Given instruction: Will you output all of the data below exactly, omitting the images?

Stored data:
★ ★ ★

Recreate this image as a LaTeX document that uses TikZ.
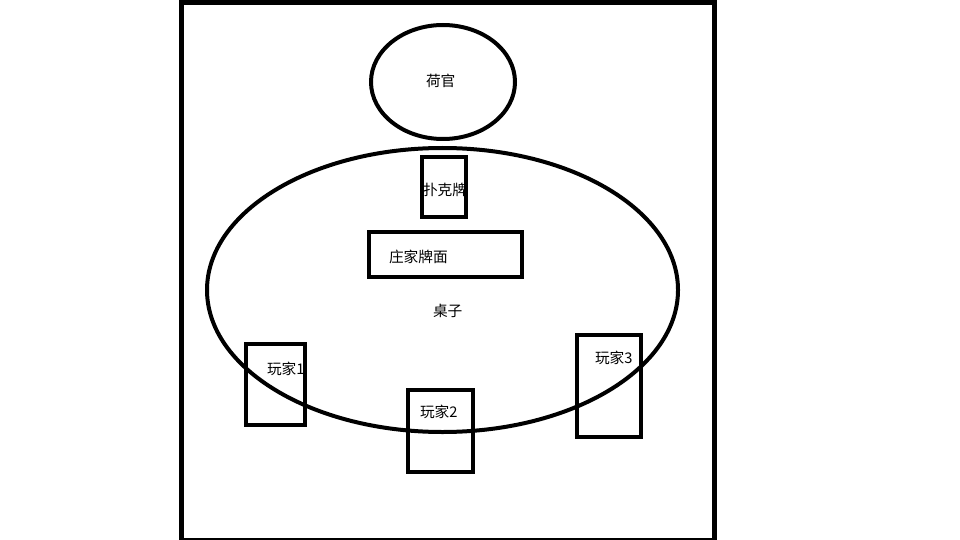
\documentclass[tikz,border=0pt]{standalone}
\usepackage{fontspec}
\setmainfont{Noto Sans CJK SC}
\usetikzlibrary{shapes.geometric}
\tikzset{
  outline/.style={draw=black, line width=4pt, inner sep=0pt, outer sep=0pt},
  boxshape/.style={outline, rectangle},
  ovalshape/.style={outline, ellipse},
  lbl/.style={anchor=base west, inner sep=0pt, outer sep=0pt, font=\fontsize{14.7}{16}\selectfont, text=black},
}
\begin{document}
\begin{tikzpicture}[x=1pt,y=-1pt]
\useasboundingbox (0,0) rectangle (960,540);
% outer frame
\node[boxshape, line width=5pt, minimum width=533pt, minimum height=537.5pt] (frame) at (448,271.25) {};
% dealer
\node[ovalshape, minimum width=144pt, minimum height=114pt] (dealer) at (443,82) {};
% table
\node[ovalshape, minimum width=471pt, minimum height=284pt] (table) at (442.5,290) {};
% cards
\node[boxshape, minimum width=44pt, minimum height=60pt] (cards) at (444,187) {};
% banker face
\node[boxshape, minimum width=153pt, minimum height=45pt] (banker) at (445.5,254.5) {};
% players
\node[boxshape, minimum width=59.5pt, minimum height=81pt] (p1) at (275.25,384.5) {};
\node[boxshape, minimum width=65pt, minimum height=82pt] (p2) at (440.5,431) {};
\node[boxshape, minimum width=64pt, minimum height=102pt] (p3) at (609,386) {};
% labels
\node[lbl] (tdealer) at (426,87) {荷官};
\node[lbl] (tcards) at (423,195) {扑克牌};
\node[lbl] (tbanker) at (389,262) {庄家牌面};
\node[lbl] (ttable) at (433,316.5) {桌子};
\node[lbl] (tp1) at (267,374) {玩家1};
\node[lbl] (tp2) at (420,417.5) {玩家2};
\node[lbl] (tp3) at (595,363) {玩家3};
\end{tikzpicture}
\end{document}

★ ★ ★

Written answer:
Recreate this image as a LaTeX document that uses TikZ.
\documentclass[tikz,border=0pt]{standalone}
\usepackage{fontspec}
\setmainfont{Noto Sans CJK SC}
\usetikzlibrary{shapes.geometric}
\tikzset{
  outline/.style={draw=black, line width=4pt, inner sep=0pt, outer sep=0pt},
  boxshape/.style={outline, rectangle},
  ovalshape/.style={outline, ellipse},
  lbl/.style={anchor=base west, inner sep=0pt, outer sep=0pt, font=\fontsize{14.7}{16}\selectfont, text=black},
}
\begin{document}
\begin{tikzpicture}[x=1pt,y=-1pt]
\useasboundingbox (0,0) rectangle (960,540);
% outer frame
\node[boxshape, line width=5pt, minimum width=533pt, minimum height=537.5pt] (frame) at (448,271.25) {};
% dealer
\node[ovalshape, minimum width=144pt, minimum height=114pt] (dealer) at (443,82) {};
% table
\node[ovalshape, minimum width=471pt, minimum height=284pt] (table) at (442.5,290) {};
% cards
\node[boxshape, minimum width=44pt, minimum height=60pt] (cards) at (444,187) {};
% banker face
\node[boxshape, minimum width=153pt, minimum height=45pt] (banker) at (445.5,254.5) {};
% players
\node[boxshape, minimum width=59.5pt, minimum height=81pt] (p1) at (275.25,384.5) {};
\node[boxshape, minimum width=65pt, minimum height=82pt] (p2) at (440.5,431) {};
\node[boxshape, minimum width=64pt, minimum height=102pt] (p3) at (609,386) {};
% labels
\node[lbl] (tdealer) at (426,87) {荷官};
\node[lbl] (tcards) at (423,195) {扑克牌};
\node[lbl] (tbanker) at (389,262) {庄家牌面};
\node[lbl] (ttable) at (433,316.5) {桌子};
\node[lbl] (tp1) at (267,374) {玩家1};
\node[lbl] (tp2) at (420,417.5) {玩家2};
\node[lbl] (tp3) at (595,363) {玩家3};
\end{tikzpicture}
\end{document}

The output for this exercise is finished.